Love or money
Is this what is always comes down to? Really? As I grow into my 30′s, I have been on a new level of self discovery. More like self re-discovery. Twelve years of marriage, with cars/motorcycle, a big house, owner/manager of a duplex rental, cats and heavily involved in my community helping others as well as leadership in a local church helping kids and traveling overseas to sing and train other leaders was a life I once had. Then I experienced a mixture of unwanted loss and eventually walking away from it all. Life changes a person, but never completely rids us of our idealistic youthful spirit. It could be in hiding, but ask any mother, and they will tell you that they can find it in their children, even hidden under the rubble. There is still a small & younger version of myself that creeps up and reminds me, “Hey, I’m still in here!” I was just reminded again reading an article.
Careers of Oregon is a magazine put out by a group called Worksource Oregon (qualityinfo.org). They interviewed Justin Aufdermauer regarding his self-discovery & starting his new sushi business. He has a day job as well is starting his own business on the side. He said something I’ve heard before, but it became a fresh reminder as I searched through all the possible money-making adventures I could take. You see, I’m a very hard worker. (I’ve had a job since 4th grade and earned my own money to help with my expenses.) When I’ve taking leadership tests my top leadership quality is “responsibility.” Another words…I won’t sleep until its done…and done right.

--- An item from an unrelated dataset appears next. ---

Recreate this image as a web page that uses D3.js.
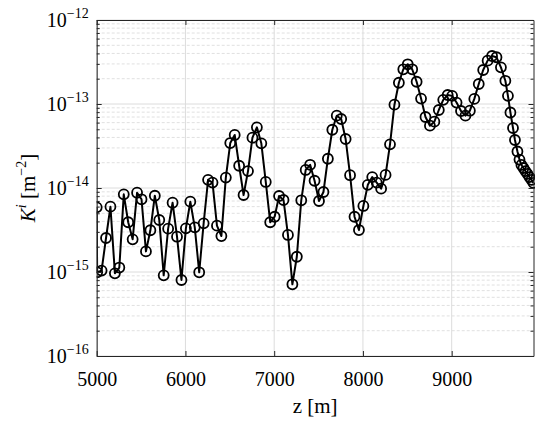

I’ve joined the millions of other people on this planet with no consistent source of income more than once over the past year. I quit my career path of helping homeless kids because of the educational system politics and small town ignorance. The other reason was I was killing myself trying to help others and couldn’t pay my bills with the income I was “given” for the life-changing efforts I continually strive to lend those I assisted. Instead, I was met with strife and road blocks by the administration, while I watched kids suffer…I suffered during and after work. Maybe there was a time I could have shouldered it all, but since my horrific divorce and almost loosing my mind, I suppose it was not meant for me to continue. I found another side job and left. A true artist and leader have something in common…they both know when to bow out and let the next person take the reigns. It was time for me to go.
As I sit here, reading, clipping, circling and notating possible avenues I could take; college again, part-time, full time, on-line work, side work or whatever it takes to make a buck, I read Justin’s little reminder of old values that younger girl from years past held so tight. He said,
“What it all comes down to, is you should do it (your career) because it’s something you like to do, not because you expect to make a lot of money.”
Right…thanks Justin. Back to my music.